Clearly, this is a world of excess. However, the director is only half-committed. He leans into man’s ravenous greed but forgets debauchery. A place is evoked in rich, bold strokes, but characters are mostly ditched at the awning. It’s one thing for the viewer to be taken solely through the protagonist’s sinking fortunes; quite another, when his shifts seem unmoored from any sense of past. Yes, Doyle has fallen on hard straits. No one may like being around a loser. But we are merely air-dropped as Doyle hurtles from one swinging final bid to another. You cannot help but wish the film wove his journey more fluidly with Macau’s many secret parallel worlds within. There are refrains here of an afterlife—a criminal seeking salvation—that might as well remain forever elusive.

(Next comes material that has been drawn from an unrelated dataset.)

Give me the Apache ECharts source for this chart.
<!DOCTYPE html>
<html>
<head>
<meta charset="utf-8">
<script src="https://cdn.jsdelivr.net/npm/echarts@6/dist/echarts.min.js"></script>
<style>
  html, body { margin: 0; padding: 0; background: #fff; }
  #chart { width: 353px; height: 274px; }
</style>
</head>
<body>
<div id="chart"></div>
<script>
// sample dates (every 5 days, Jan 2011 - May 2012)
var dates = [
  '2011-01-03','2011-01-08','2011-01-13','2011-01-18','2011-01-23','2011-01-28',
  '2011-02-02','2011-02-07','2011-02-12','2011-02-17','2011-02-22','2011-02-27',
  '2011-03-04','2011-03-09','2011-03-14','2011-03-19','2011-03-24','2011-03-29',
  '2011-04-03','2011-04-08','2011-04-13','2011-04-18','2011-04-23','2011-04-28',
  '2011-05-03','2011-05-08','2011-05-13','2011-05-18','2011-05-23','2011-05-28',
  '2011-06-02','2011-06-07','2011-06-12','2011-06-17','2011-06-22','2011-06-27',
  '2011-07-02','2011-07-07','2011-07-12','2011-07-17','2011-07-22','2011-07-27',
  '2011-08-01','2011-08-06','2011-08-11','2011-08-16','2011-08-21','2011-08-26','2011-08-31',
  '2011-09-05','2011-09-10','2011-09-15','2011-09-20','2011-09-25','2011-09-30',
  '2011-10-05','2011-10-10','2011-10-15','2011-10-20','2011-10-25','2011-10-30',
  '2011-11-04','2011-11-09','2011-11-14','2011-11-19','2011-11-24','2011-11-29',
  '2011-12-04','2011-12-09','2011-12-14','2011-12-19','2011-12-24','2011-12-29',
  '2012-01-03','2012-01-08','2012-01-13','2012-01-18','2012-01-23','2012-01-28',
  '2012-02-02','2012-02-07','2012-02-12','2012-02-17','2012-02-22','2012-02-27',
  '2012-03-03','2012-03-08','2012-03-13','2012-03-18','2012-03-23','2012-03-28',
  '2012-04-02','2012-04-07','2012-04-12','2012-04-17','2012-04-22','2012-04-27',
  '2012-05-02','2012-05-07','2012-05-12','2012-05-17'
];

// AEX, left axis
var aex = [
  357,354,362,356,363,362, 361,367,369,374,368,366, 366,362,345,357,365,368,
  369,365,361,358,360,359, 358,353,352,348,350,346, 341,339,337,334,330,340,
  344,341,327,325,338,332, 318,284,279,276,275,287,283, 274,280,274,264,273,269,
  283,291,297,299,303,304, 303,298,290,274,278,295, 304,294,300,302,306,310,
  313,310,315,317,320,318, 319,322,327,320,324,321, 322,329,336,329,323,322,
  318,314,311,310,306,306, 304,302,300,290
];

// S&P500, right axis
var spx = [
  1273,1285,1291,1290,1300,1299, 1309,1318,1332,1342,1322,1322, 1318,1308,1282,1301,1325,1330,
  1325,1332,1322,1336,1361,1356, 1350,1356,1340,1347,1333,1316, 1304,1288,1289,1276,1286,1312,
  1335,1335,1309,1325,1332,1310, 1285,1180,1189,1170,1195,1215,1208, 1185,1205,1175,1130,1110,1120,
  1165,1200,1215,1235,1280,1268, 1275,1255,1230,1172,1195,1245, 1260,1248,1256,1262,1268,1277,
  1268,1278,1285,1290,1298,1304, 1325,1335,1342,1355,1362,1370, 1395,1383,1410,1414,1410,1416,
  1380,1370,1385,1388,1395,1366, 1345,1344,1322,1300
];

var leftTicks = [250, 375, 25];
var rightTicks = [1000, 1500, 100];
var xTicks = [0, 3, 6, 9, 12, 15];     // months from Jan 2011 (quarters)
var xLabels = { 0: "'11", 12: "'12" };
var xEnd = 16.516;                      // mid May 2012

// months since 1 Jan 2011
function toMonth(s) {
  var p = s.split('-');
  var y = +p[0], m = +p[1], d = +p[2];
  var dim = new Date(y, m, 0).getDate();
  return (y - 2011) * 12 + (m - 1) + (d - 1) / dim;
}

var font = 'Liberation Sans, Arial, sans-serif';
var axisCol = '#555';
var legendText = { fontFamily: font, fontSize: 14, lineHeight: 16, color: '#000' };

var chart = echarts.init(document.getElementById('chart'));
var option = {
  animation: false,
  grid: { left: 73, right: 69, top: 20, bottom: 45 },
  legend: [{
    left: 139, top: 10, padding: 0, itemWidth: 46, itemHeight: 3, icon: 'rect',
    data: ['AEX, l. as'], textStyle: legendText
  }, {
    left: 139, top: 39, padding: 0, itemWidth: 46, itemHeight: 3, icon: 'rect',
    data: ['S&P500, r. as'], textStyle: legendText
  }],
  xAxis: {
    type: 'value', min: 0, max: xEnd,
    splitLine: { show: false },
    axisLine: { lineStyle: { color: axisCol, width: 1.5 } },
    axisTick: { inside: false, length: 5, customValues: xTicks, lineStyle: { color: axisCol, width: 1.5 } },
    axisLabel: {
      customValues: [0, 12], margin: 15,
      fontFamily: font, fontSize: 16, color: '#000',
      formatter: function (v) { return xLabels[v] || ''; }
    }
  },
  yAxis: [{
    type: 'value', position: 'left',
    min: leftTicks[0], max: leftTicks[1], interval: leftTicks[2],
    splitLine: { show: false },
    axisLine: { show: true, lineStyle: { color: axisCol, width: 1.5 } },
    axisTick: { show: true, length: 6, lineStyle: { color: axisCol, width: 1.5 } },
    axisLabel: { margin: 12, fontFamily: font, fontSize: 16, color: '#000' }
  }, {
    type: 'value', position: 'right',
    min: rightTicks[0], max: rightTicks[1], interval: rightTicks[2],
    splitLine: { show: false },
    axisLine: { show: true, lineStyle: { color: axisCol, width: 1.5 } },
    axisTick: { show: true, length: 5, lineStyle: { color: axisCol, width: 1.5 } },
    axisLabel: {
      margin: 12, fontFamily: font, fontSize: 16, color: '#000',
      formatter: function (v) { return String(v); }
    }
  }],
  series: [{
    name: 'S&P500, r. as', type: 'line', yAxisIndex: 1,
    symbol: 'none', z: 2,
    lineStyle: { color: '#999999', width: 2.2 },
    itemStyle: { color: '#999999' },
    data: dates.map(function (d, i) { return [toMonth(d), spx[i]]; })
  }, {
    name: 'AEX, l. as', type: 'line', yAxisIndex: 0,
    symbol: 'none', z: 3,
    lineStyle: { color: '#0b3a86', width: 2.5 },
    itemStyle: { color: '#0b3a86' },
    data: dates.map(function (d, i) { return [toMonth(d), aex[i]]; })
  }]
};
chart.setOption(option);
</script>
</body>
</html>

Early in the film, Doyle talks of the joys of being a “foreign ghost” in Macau. He can shapeshift, be whoever he wants. This is a fugitive, by turns sure and flailing in his convictions of escaping punishment for his sins. But he also confesses it’ll take no less than a miracle to change him. He pursues the tail end of his own undoing. Ballad Of A Small Player mottles this with spiritual and existential reckonings, but they don’t extrude out of the glitter. Berger dials up a dark, garish, grotesque comedy, replete with bizarrely warped angles. But it’s never enough to sustain interest, intrigue or momentum. The film judders in predictable directions—a final turnaround that springs too abruptly to be plausible or moving. The degeneracy in the film stays placid and mannered, too curated to break through with real manic glee.